Responding to James C. Morton:
> As we come to the Convention later this week remember, there is a Liberal forest growing.
Well maybe, but if so, try to do some good, and don't just squander it. Simply putting into place a clone of the current government is insufficient.
Try to be a little bit visionary and maybe to recall some of those Liberal pronciples that have served the party well in the past.
- Canada used to have a rail system it could be proud of, until it was dismantled by Airbus Mulroney in the 1980s. It's time to convert part of the auto sector into the production of high-speed rail components, and to establish a nation-wide network. We only get one chance to do this, because ti will be prohibitively expensive after the recession and after the productive capacity has been dispersed.
- Canada used to be seen as a leader in environmental responsibility, even if our practices didn't always pass muster. But we can become leaders again by investing in energy-efficient technologies such as solar and wind power, hydrogen production, LED lighting, and electric vehicles.
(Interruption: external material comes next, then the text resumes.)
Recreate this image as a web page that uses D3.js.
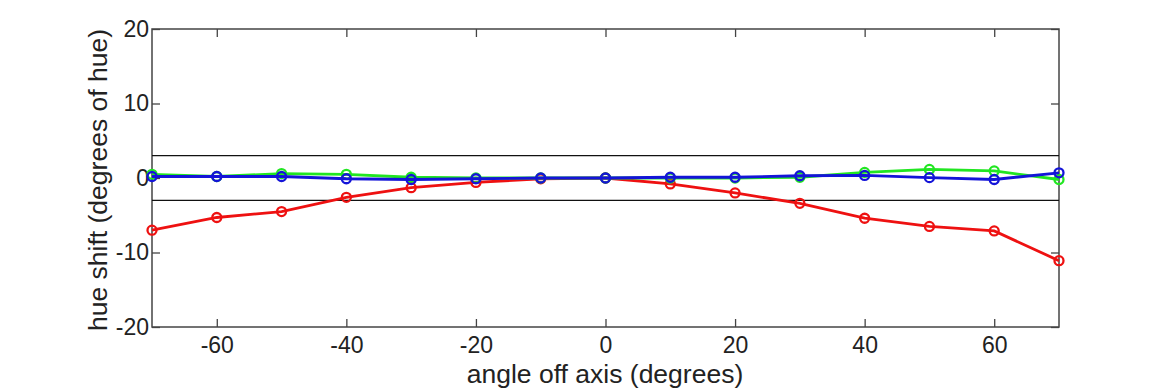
<!DOCTYPE html>
<meta charset="utf-8">
<script src="https://cdn.jsdelivr.net/npm/d3@7"></script>
<style>
  body { margin: 0; background: #fff; }
  text { font-family: "Liberation Sans", Arial, sans-serif; fill: #222; }
</style>
<body>
<div id="chart"></div>
<script>

  // ----- data
  var angles = [-70, -60, -50, -40, -30, -20, -10, 0, 10, 20, 30, 40, 50, 60, 70]
  var redShift   = [-7.0, -5.3, -4.5, -2.6, -1.3, -0.6, -0.1, 0, -0.8, -2.0, -3.4, -5.4, -6.5, -7.1, -11.1]
  var greenShift = [0.5, 0.2, 0.6, 0.5, 0.1, 0.0, 0.0, 0, 0.0, 0.0, 0.1, 0.75, 1.15, 0.95, -0.2]
  var blueShift  = [0.2, 0.2, 0.2, -0.1, -0.2, -0.1, 0.0, 0, 0.1, 0.1, 0.3, 0.35, 0.05, -0.2, 0.7]
  var xTicks = [-60, -40, -20, 0, 20, 40, 60]
  var yTicks = [-20, -10, 0, 10, 20]
  var limits = [-3, 3]

  var series = [
    {name: "red", color: "#ee1111", values: redShift},
    {name: "green", color: "#22e622", values: greenShift},
    {name: "blue", color: "#1414d8", values: blueShift}
  ]

  var W = 1170, H = 390
  var margin = {top: 29, right: 111, bottom: 63, left: 152}
  var width = W - margin.left - margin.right
  var height = H - margin.top - margin.bottom

  var svg = d3.select("#chart").append("svg")
              .attr("width", W)
              .attr("height", H)
  var g = svg.append("g")
             .attr("transform", "translate(" + margin.left + "," + margin.top + ")")

  var x = d3.scaleLinear().domain([-70, 70]).range([0, width])
  var y = d3.scaleLinear().domain([-20, 20]).range([height, 0])
  var plain = function(d) { return String(d) }   // hyphen minus, like the original

  // ----- axes (ticks inward, on all four sides)
  function styleAxis(sel) {
    sel.select(".domain").remove()
    sel.selectAll(".tick line").attr("stroke", "#444").attr("stroke-width", 1.3)
    sel.selectAll(".tick text").style("font-size", "23px").style("fill", "#222")
  }

  g.append("g")
   .attr("transform", "translate(0," + height + ")")
   .call(d3.axisBottom(x).tickValues(xTicks).tickSizeInner(-8).tickSizeOuter(0).tickPadding(10).tickFormat(plain))
   .call(styleAxis)
  g.append("g")
   .call(d3.axisTop(x).tickValues(xTicks).tickSizeInner(-8).tickSizeOuter(0).tickFormat(""))
   .call(styleAxis)
  g.append("g")
   .call(d3.axisLeft(y).tickValues(yTicks).tickSizeInner(-8).tickSizeOuter(0).tickPadding(3).tickFormat(plain))
   .call(styleAxis)
  g.append("g")
   .attr("transform", "translate(" + width + ",0)")
   .call(d3.axisRight(y).tickValues(yTicks).tickSizeInner(-8).tickSizeOuter(0).tickFormat(""))
   .call(styleAxis)

  g.append("rect")
   .attr("width", width)
   .attr("height", height)
   .attr("fill", "none")
   .attr("stroke", "#444")
   .attr("stroke-width", 1.5)

  // ----- +/- 3 limit lines
  g.selectAll(".limit")
   .data(limits)
   .enter()
   .append("line")
   .attr("x1", 0)
   .attr("x2", width)
   .attr("y1", function(d) { return y(d) })
   .attr("y2", function(d) { return y(d) })
   .attr("stroke", "#111")
   .attr("stroke-width", 1.3)

  // ----- series
  var line = d3.line()
               .x(function(d, i) { return x(angles[i]) })
               .y(function(d) { return y(d) })

  series.forEach(function(s) {
    g.append("path")
     .attr("d", line(s.values))
     .attr("fill", "none")
     .attr("stroke", s.color)
     .attr("stroke-width", 2.8)
    g.selectAll(".pt-" + s.name)
     .data(s.values)
     .enter()
     .append("circle")
     .attr("cx", function(d, i) { return x(angles[i]) })
     .attr("cy", function(d) { return y(d) })
     .attr("r", 4.5)
     .attr("fill", "none")
     .attr("stroke", s.color)
     .attr("stroke-width", 2.3)
  })

  // ----- labels
  svg.append("text")
     .attr("x", 605)
     .attr("y", 383)
     .attr("text-anchor", "middle")
     .style("font-size", "26.5px")
     .text("angle off axis (degrees)")
  svg.append("text")
     .attr("transform", "translate(107," + (margin.top + height / 2 + 2) + ") rotate(-90)")
     .attr("text-anchor", "middle")
     .style("font-size", "26.5px")
     .text("hue shift (degrees of hue)")

</script>
</body>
- Canada used to be a model of social fairness and social justice, and these are essential ingredients in a multicultural society. Respond to the recession by ensuring that nobody loses their home (or rental), that nobody is put onto the street, that nobody goes hungry. This is not just aid to the indigent. Piut in place programs that will help such people retrain, retool, and reorient themselves - but make these voluntary, so that people have a sense of investing in themselves.
- Canada was once a leader in online access and services, but investment in infrastructure has been stagnating since the privatization of the telecom industry (which piled up debt in takeovers and acquisition, not actual production). We need a national broadband initiative, much like was proposed before Martin took power. And Canadian culture, content and learning should be freely available online.
- Support for the arts and culture used to be a hallmark of Canadian government policy, but more recently governments have taken to pandering to U.S. copyright lobbyists. Resist these lobbies, preserve Canada's tradition of sharing (through, eg., the media levy) and promote Canadian talent directly through a revitalized arts and culture program (the one our government has been cutting back on recently).
- Canada's education system has been the envy of the world, with the Globe and Mail a few years back suggesting that our children may be the best educated in the history of the world. But investments need to be made in the regions, access to electives and specialized education (such as provided in Edmonton) made the standard nationally, and community-based and focused learning made the norm.
- Canada's international reputation as a peaceful and safe place was created by employing less police power, not more. The use of force by police should be limited, with tasers treated more like guns than like batons. Legislation restruicting guns should be entrenched and extended, and effort taken to improve the efficiency of the gun registry. Internationally, Canada should return to the role of peacekeep rather than active combatant.
These are just a few things, but you get what I'm after. It's not enough to simply take power. Try to do some good, to do something worthwhile.